What needs to be done | Reproduce the material below line by line, beginning with its first line and ending with the line that contains "const chart = echarts.init(document.getElementById('chart'));"; leave out pictures.

Data shown |
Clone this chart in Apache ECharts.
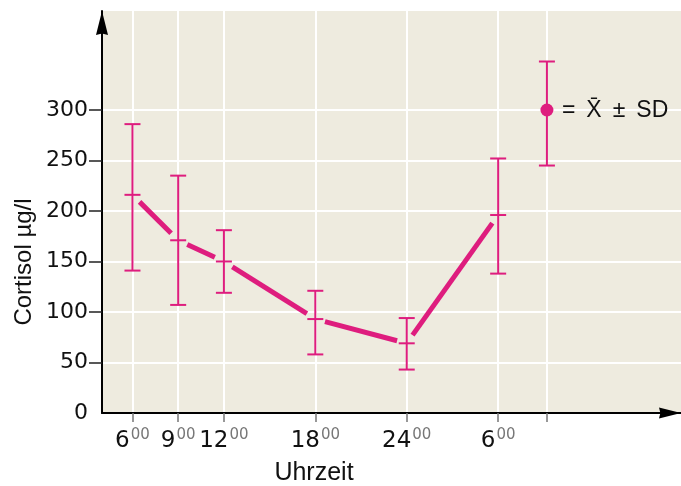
<!DOCTYPE html>
<html>
<head>
<meta charset="utf-8">
<script src="https://cdn.jsdelivr.net/npm/echarts@6/dist/echarts.min.js"></script>
<style>
  html, body { margin: 0; padding: 0; background: #fff; }
  #chart { width: 681px; height: 486px; }
</style>
</head>
<body>
<div id="chart"></div>
<script>
// Uhrzeit in Stunden ab 6:00 (30 = 6:00 am Folgetag)
const times = [6, 9, 12, 18, 24, 30];
const timeLabels = ['6', '9', '12', '18', '24', '6'];
// Cortisol µg/l: Mittelwert, untere und obere Grenze (X ± SD)
const means = [216, 171, 150, 93, 69, 196];
const lower = [141, 107, 119, 58, 43, 138];
const upper = [286, 235, 181, 121, 94, 252];
// Legenden-Symbol
const legendX = 33.2;
const legendMean = 300;
const legendLow = 245;
const legendHigh = 348;
const yTicks = [0, 50, 100, 150, 200, 250, 300];

const MAGENTA = '#de1d7e';
const FONT = '"Liberation Sans", Arial, sans-serif';
const NUMFONT = '"DejaVu Sans", "Liberation Sans", sans-serif';
const ARROW = 'path://M0,24 L6,0 L12,24 L6,22.5 Z';

const chart = echarts.init(document.getElementById('chart'));

// Fehlerbalken mit Querstrichen und "+" am Mittelwert
function renderErrorBar(params, api) {
  const x = api.value(0);
  const mid = api.coord([x, api.value(1)]);
  const bot = api.coord([x, api.value(2)]);
  const top = api.coord([x, api.value(3)]);
  const isLegend = api.value(4) === 1;
  const cap = 8;
  const style = { stroke: MAGENTA, lineWidth: 2 };
  const children = [
    { type: 'line', shape: { x1: top[0], y1: top[1], x2: bot[0], y2: bot[1] }, style },
    { type: 'line', shape: { x1: top[0] - cap, y1: top[1], x2: top[0] + cap, y2: top[1] }, style },
    { type: 'line', shape: { x1: bot[0] - cap, y1: bot[1], x2: bot[0] + cap, y2: bot[1] }, style }
  ];
  if (isLegend) {
    children.push({ type: 'circle', shape: { cx: mid[0], cy: mid[1], r: 6.5 }, style: { fill: MAGENTA } });
    children.push({
      type: 'text', x: mid[0] + 15, y: mid[1] + 1,
      style: { text: '= \u2009X\u0304 \u2009\u00b1 \u2009SD', font: '23px ' + FONT, fill: '#111', verticalAlign: 'middle', align: 'left' }
    });
  } else {
    children.push({ type: 'line', shape: { x1: mid[0] - 8, y1: mid[1], x2: mid[0] + 8, y2: mid[1] }, style });
  }
  return { type: 'group', children };
}

// Verbindungslinie, an den Messpunkten unterbrochen
function renderSegment(params, api) {
  const a = api.coord([api.value(0), api.value(1)]);
  const b = api.coord([api.value(2), api.value(3)]);
  const dx = b[0] - a[0], dy = b[1] - a[1];
  const len = Math.sqrt(dx * dx + dy * dy);
  const gap = 10;
  const ux = dx / len, uy = dy / len;
  return {
    type: 'line',
    shape: { x1: a[0] + ux * gap, y1: a[1] + uy * gap, x2: b[0] - ux * gap, y2: b[1] - uy * gap },
    style: { stroke: MAGENTA, lineWidth: 5, lineCap: 'butt' }
  };
}

const barData = times.map((t, i) => [t, means[i], lower[i], upper[i], 0]);
barData.push([legendX, legendMean, legendLow, legendHigh, 1]);
const segData = times.slice(1).map((t, i) => [times[i], means[i], t, means[i + 1]]);

const option = {
  animation: false,
  grid: { left: 102, right: 0, top: 11, bottom: 73, show: true, backgroundColor: '#eeebdf', borderWidth: 0 },
  xAxis: {
    type: 'value',
    min: 4,
    max: 42,
    axisLine: {
      lineStyle: { color: '#000', width: 2 },
      symbol: ['none', ARROW],
      symbolSize: [19, 22],
      symbolOffset: [0, -11]
    },
    axisTick: { customValues: times.concat([legendX]), length: 9, lineStyle: { color: '#777', width: 1.5 } },
    splitLine: { show: true, lineStyle: { color: '#fff', width: 2 } },
    axisLabel: {
      customValues: times,
      margin: 15,
      formatter: function (v) {
        const i = times.indexOf(v);
        return '{a|' + timeLabels[i] + '}{b|00}';
      },
      rich: {
        a: { fontSize: 23, fontFamily: NUMFONT, color: '#111', lineHeight: 26 },
        b: { fontSize: 15, fontFamily: NUMFONT, color: '#777', verticalAlign: 'top', lineHeight: 26, padding: [0, 0, 10, 1] }
      }
    }
  },
  yAxis: {
    type: 'value',
    min: 0,
    max: 398,
    axisLine: {
      show: true,
      lineStyle: { color: '#000', width: 2 },
      symbol: ['none', ARROW],
      symbolSize: [19, 24],
      symbolOffset: [0, -12]
    },
    axisTick: { show: true, customValues: yTicks.slice(1), length: 13, lineStyle: { color: '#222', width: 1.5 } },
    splitLine: { show: true, lineStyle: { color: '#fff', width: 2 } },
    axisLabel: { customValues: yTicks, margin: 14, fontSize: 22, fontFamily: NUMFONT, color: '#111' }
  },
  graphic: [
    {
      type: 'text', x: 24, y: 262, rotation: Math.PI / 2,
      style: { text: 'Cortisol \u00b5g/l', font: '24px ' + FONT, fill: '#111', align: 'center', verticalAlign: 'middle' }
    },
    {
      type: 'text', x: 314, y: 473,
      style: { text: 'Uhrzeit', font: '25px ' + FONT, fill: '#111', align: 'center', verticalAlign: 'middle' }
    }
  ],
  series: [
    { type: 'custom', renderItem: renderSegment, data: segData, encode: { x: [0, 2], y: [1, 3] }, clip: false },
    { type: 'custom', renderItem: renderErrorBar, data: barData, encode: { x: 0, y: [1, 2, 3] }, clip: false }
  ]
};

chart.setOption(option);
</script>
</body>
</html>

Solution for this exercise |
Clone this chart in Apache ECharts.
<!DOCTYPE html>
<html>
<head>
<meta charset="utf-8">
<script src="https://cdn.jsdelivr.net/npm/echarts@6/dist/echarts.min.js"></script>
<style>
  html, body { margin: 0; padding: 0; background: #fff; }
  #chart { width: 681px; height: 486px; }
</style>
</head>
<body>
<div id="chart"></div>
<script>
// Uhrzeit in Stunden ab 6:00 (30 = 6:00 am Folgetag)
const times = [6, 9, 12, 18, 24, 30];
const timeLabels = ['6', '9', '12', '18', '24', '6'];
// Cortisol µg/l: Mittelwert, untere und obere Grenze (X ± SD)
const means = [216, 171, 150, 93, 69, 196];
const lower = [141, 107, 119, 58, 43, 138];
const upper = [286, 235, 181, 121, 94, 252];
// Legenden-Symbol
const legendX = 33.2;
const legendMean = 300;
const legendLow = 245;
const legendHigh = 348;
const yTicks = [0, 50, 100, 150, 200, 250, 300];

const MAGENTA = '#de1d7e';
const FONT = '"Liberation Sans", Arial, sans-serif';
const NUMFONT = '"DejaVu Sans", "Liberation Sans", sans-serif';
const ARROW = 'path://M0,24 L6,0 L12,24 L6,22.5 Z';

const chart = echarts.init(document.getElementById('chart'));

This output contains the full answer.